Pagination and sorting (0.8+)

session.query(Person).where(...).order_by(Person.name).offset(20).limit(10).all()
total = session.query(Person).where(...).count()

count() hits the store with a COUNT(DISTINCT ?root) query and does not hydrate rows. On HttpStore, it uses the remote endpoint only (no mirror hydration).
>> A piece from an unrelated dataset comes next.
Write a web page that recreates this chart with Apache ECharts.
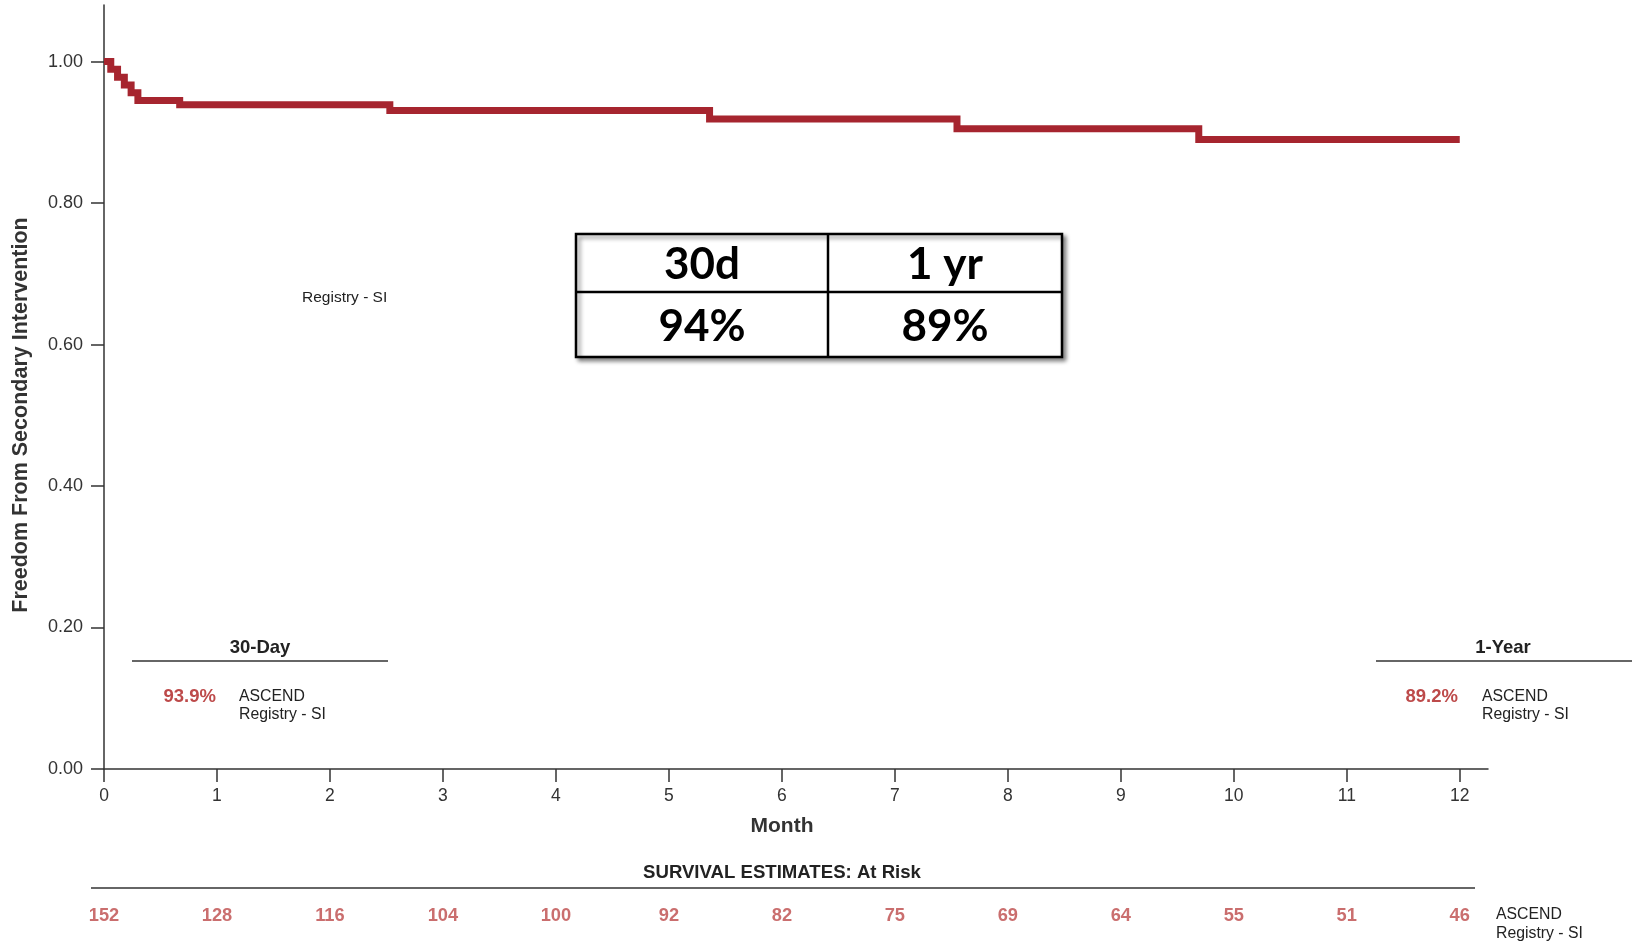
<!DOCTYPE html>
<html><head><meta charset="utf-8">
<script src="https://cdn.jsdelivr.net/npm/echarts@6/dist/echarts.min.js"></script>
<style>html,body{margin:0;padding:0;background:#fff}#c{width:1635px;height:942px}</style>
</head><body><div id="c"></div>
<script>
// Kaplan-Meier step data (months, freedom from secondary intervention)
const kmMonths = [0, 0.06, 0.12, 0.18, 0.24, 0.30, 0.67, 2.53, 5.36, 7.55, 9.69, 12];
const kmValues = [1.0, 0.989, 0.978, 0.967, 0.956, 0.945, 0.939, 0.931, 0.919, 0.905, 0.890, 0.890];
// At-risk table
const riskMonths = [0,1,2,3,4,5,6,7,8,9,10,11,12];
const atRisk = [152,128,116,104,100,92,82,75,69,64,55,51,46];
// Tick values
const xTicks = [0,1,2,3,4,5,6,7,8,9,10,11,12];
const yTicks = [0,0.2,0.4,0.6,0.8,1.0];
// Summary table
const tableHead = ['30d','1 yr'];
const tableVals = ['94%','89%'];
const est30 = '93.9%', est1y = '89.2%';

const RED = '#a6252f', TXTRED = '#bd4a4a', AX = '#333';
const FONT = '"Liberation Sans", Arial, sans-serif';
const chart = echarts.init(document.getElementById('c'));

const graphic = [];
function txt(x,y,text,opt){ graphic.push(Object.assign({type:'text',silent:true,style:Object.assign({x,y,text,font:'15px '+FONT,fill:'#222',textAlign:'left',textVerticalAlign:'middle'},opt||{})})); }
function line(x1,y1,x2,y2,w,c){ graphic.push({type:'line',silent:true,shape:{x1,y1,x2,y2},style:{stroke:c||'#333',lineWidth:w||1.5}}); }

// summary table
const tx=576, ty=234, tw=486, th=123, tmid=828, trow=292;
graphic.push({type:'rect',silent:true,shape:{x:tx,y:ty,width:tw,height:th},style:{fill:'#fff',stroke:'#000',lineWidth:2.5,shadowBlur:4,shadowOffsetX:3,shadowOffsetY:3,shadowColor:'rgba(0,0,0,0.45)'}});
line(tmid,ty,tmid,ty+th,2.5,'#000');
line(tx,trow,tx+tw,trow,2.5,'#000');
const tfont = 'bold 44px Lato, "Open Sans", sans-serif';
txt((tx+tmid)/2,265,tableHead[0],{font:tfont,fill:'#000',textAlign:'center'});
txt((tmid+tx+tw)/2,265,tableHead[1],{font:tfont,fill:'#000',textAlign:'center'});
txt((tx+tmid)/2,327,tableVals[0],{font:tfont,fill:'#000',textAlign:'center'});
txt((tmid+tx+tw)/2,327,tableVals[1],{font:tfont,fill:'#000',textAlign:'center'});

// y-axis title
graphic.push({type:'text',silent:true,x:21,y:415,rotation:Math.PI/2,
  style:{x:0,y:0,text:'Freedom From Secondary Intervention',font:'bold 21.5px '+FONT,fill:AX,textAlign:'center',textVerticalAlign:'middle'}});

// legend-ish label
txt(302,298,'Registry - SI',{font:'15.5px '+FONT});

// 30-day box
txt(260,648,'30-Day',{font:'bold 18.5px '+FONT,textAlign:'center'});
line(132,661,388,661,1.5,'#333');
txt(216,697,est30,{font:'bold 18.5px '+FONT,fill:TXTRED,textAlign:'right'});
txt(239,697,'ASCEND',{font:'15.8px '+FONT});
txt(239,715,'Registry - SI',{font:'15.8px '+FONT});
// 1-year box
txt(1503,648,'1-Year',{font:'bold 18.5px '+FONT,textAlign:'center'});
line(1376,661,1632,661,1.5,'#333');
txt(1458,697,est1y,{font:'bold 18.5px '+FONT,fill:TXTRED,textAlign:'right'});
txt(1482,697,'ASCEND',{font:'15.8px '+FONT});
txt(1482,715,'Registry - SI',{font:'15.8px '+FONT});

// at-risk header
txt(782,873,'SURVIVAL ESTIMATES: At Risk',{font:'bold 18.6px '+FONT,textAlign:'center'});
line(91,888,1475,888,1.5,'#333');
txt(1496,915,'ASCEND',{font:'15.8px '+FONT});
txt(1496,934,'Registry - SI',{font:'15.8px '+FONT});

chart.setOption({
  animation:false,
  backgroundColor:'#fff',
  graphic: graphic,
  grid:[
    {left:104,right:147,top:5,bottom:173,containLabel:false},
    {left:104,right:147,top:906,height:20,containLabel:false}
  ],
  xAxis:[
    {type:'value',gridIndex:0,min:0,max:12.25,interval:1,
     name:'Month',nameLocation:'middle',nameGap:47,
     nameTextStyle:{fontFamily:FONT,fontWeight:'bold',fontSize:21,color:AX,padding:[0,28,0,0]},
     axisLine:{lineStyle:{color:AX,width:1.5}},
     axisTick:{customValues:xTicks,length:13,lineStyle:{color:AX,width:1.5}},
     axisLabel:{customValues:xTicks,fontFamily:FONT,fontSize:17.5,color:AX,margin:18},
     splitLine:{show:false}},
    {type:'value',gridIndex:1,min:0,max:12.25,show:false}
  ],
  yAxis:[
    {type:'value',gridIndex:0,min:0,max:1.08,interval:0.2,
     axisLine:{show:true,lineStyle:{color:AX,width:1.5}},
     axisTick:{show:true,customValues:yTicks,length:13,lineStyle:{color:AX,width:1.5}},
     axisLabel:{customValues:yTicks,fontFamily:FONT,fontSize:18,color:AX,margin:21,formatter:v=>v.toFixed(2)},
     splitLine:{show:false}},
    {type:'category',gridIndex:1,data:['ASCEND'],show:false}
  ],
  series:[
    {type:'line',xAxisIndex:0,yAxisIndex:0,step:'end',symbol:'none',
     data:kmMonths.map((m,i)=>[m,kmValues[i]]),
     lineStyle:{color:RED,width:7,cap:'butt',join:'miter'}},
    {type:'scatter',xAxisIndex:1,yAxisIndex:1,symbolSize:1,itemStyle:{color:'rgba(0,0,0,0)'},
     data:riskMonths.map((m,i)=>[m,0,atRisk[i]]),
     label:{show:true,position:'inside',formatter:p=>String(p.value[2]),
       fontFamily:FONT,fontWeight:'bold',fontSize:18.3,color:TXTRED}}
  ]
});
</script></body></html>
For list routes, prefer .all() with .offset() / .limit() and a separate .count() with the same .where() filters.

Identity map and caching

After put, get(Model, iri, depth=0) returns the same instance when relationships are not materialized on the in-memory object.
expire(Model, iri) clears cache for that resource (and drops a pending put for that IRI).
expunge(model) / expunge_all() detach instances from the session without changing the store.
refresh(model, *, depth=0) reloads from the store; merge(model) reconciles a detached instance with the identity map (no store write).
depth=0 vs depth=1 may cache separate hydrated views.

Validation and quality

Concern	Today	Planned
Write validation	Pydantic on `SPARQLModel` at construct / `put`	SHACL on `put` (1.0, TripleModel) — complements Pydantic
Load validation	Pydantic via hydration (`HydrationError` on type mismatch)	Same; multi-valued fields 1.1
Query logging	None	Structured SPARQL log (1.0)
Bulk import	Repeated `put`	Bulk helpers (1.0)
Async FastAPI routes	Sync `SessionDep` (blocking)	`AsyncSessionDep` + `AsyncHttpStore` (0.6+)

Security

Use HTTPS for remote endpoints; configure bearer_token or auth on HttpStore.
Do not pass user-controlled strings into raw execute() without parameterization patterns supported by your endpoint.
Filter values in the query DSL are serialized via SparqlModel N3 helpers (rdf_n3) for pyoxigraph-compatible SPARQL.

Monitoring checklist

Log SPARQL execution time and HTTP status from HttpStore (custom middleware until 1.0).
Alert on mirror divergence if you use both execute and get on the same dataset.
Track pending-queue failures after flush() (partial writes possible; see SPECS limitations).